'Spooks: The Greater Good' (102 mins) : Director Bharat Nalluri, UK,
Spooks the movie? It's going to be DYNAMITE. Big budget, big stars, the film version of the TV hit is about to explode into cinemas...
From James Bond to George Smiley, back-stabbing British spies have opened a rich commercial seam for film-makers as they photogenically ply their end-of-Empire tradecraft in the shadows. Fox’s very modern TV show 24 sprung from this vein, and was enthusiastically co-opted and beamed back to the UK by the BBC in Spooks, a BAFTA-winning TV show which ran for 10 series (from 2002 to 2011).
Set in a goldfish bowl office in Thames House called “The Grid” where paranoid agents double-crossed each other with reckless abandon on a weekly basis, Spooks took an average 6m viewers in the UK and was syndicated to more than 25 countries (although it never quite stuck in the US).
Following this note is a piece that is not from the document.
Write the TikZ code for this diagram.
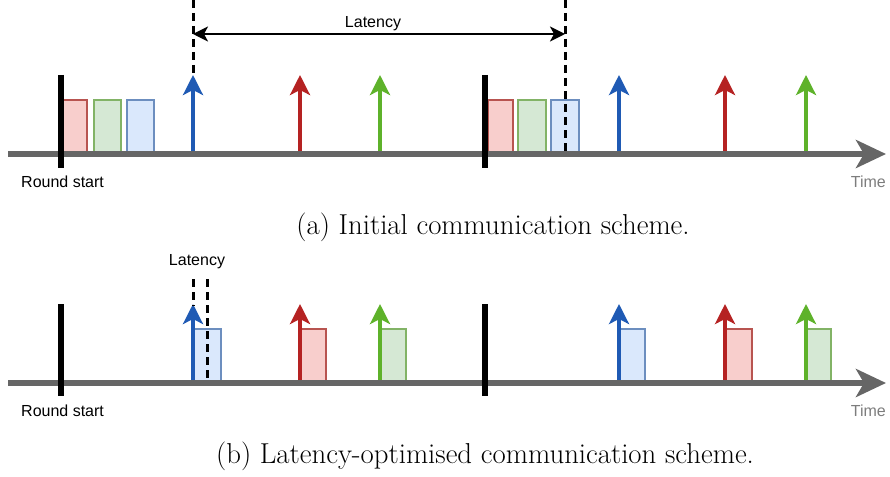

Irresistible figures for a big-screen outing, it seems, and the TV series original director Bharat Nalluri has added a marquis name to the bill with Kit Harington (Game of Thrones).
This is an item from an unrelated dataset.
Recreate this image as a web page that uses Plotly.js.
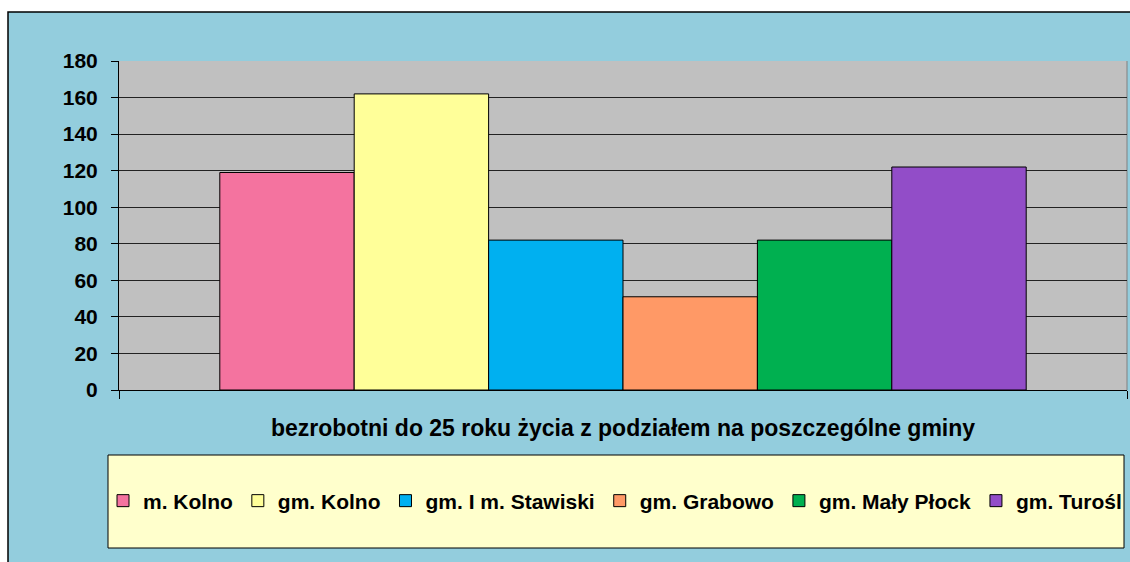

Spooks: The Greater Good adds little to the pantheon of films made from British TV series, however, from The Avengers to 2012’s remake of The Sweeney, which took $7m at home. Sold by Altitude, it never quite makes a grand case for its big-screen transfer, although this is a glossy affair with nice production values and, as with Testament of Youth, Harington is far more fluid and watchable than Game of Thrones or Pompeii might suggest. Going out in the UK on May 8, it may prove a stop-gap for those who can’t wait for Bond’s Spectre in November; certainly, its London sets and set-pieces are impressively staged.
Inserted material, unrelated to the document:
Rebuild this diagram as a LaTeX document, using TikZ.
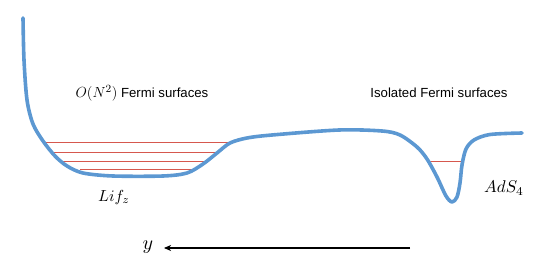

The TV series Spooks came into its own in the febrile wake of the 2005 London bombings, and the film has a similar focus on foreign terrorists intent on doing damage to Britain’s institutions, which are also being undermined by duplicity within. Spooks: The Greater Good presents a compromised secret service which is under threat of being handed over to American intelligence overlords. This rattles head of counter-terrorism Sir Harry Pearce (Peter Firth, star of the TV show) on a far deeper level than the bland beardy terrorist of Middle Eastern origin Qasim (Elyes Gabel) who wants to blow up the Houses of Parliament.
When Qasim is sprung from custody during a bungled handover, MI5 chief Dame Geraldine Maltby (Jennifer Ehle) calls in the services of loose-canon decommissioned agent Will Holloway (Harington) to find the terrorist and Sir Harry, who has faked his own suicide and is mounting a renegade operation.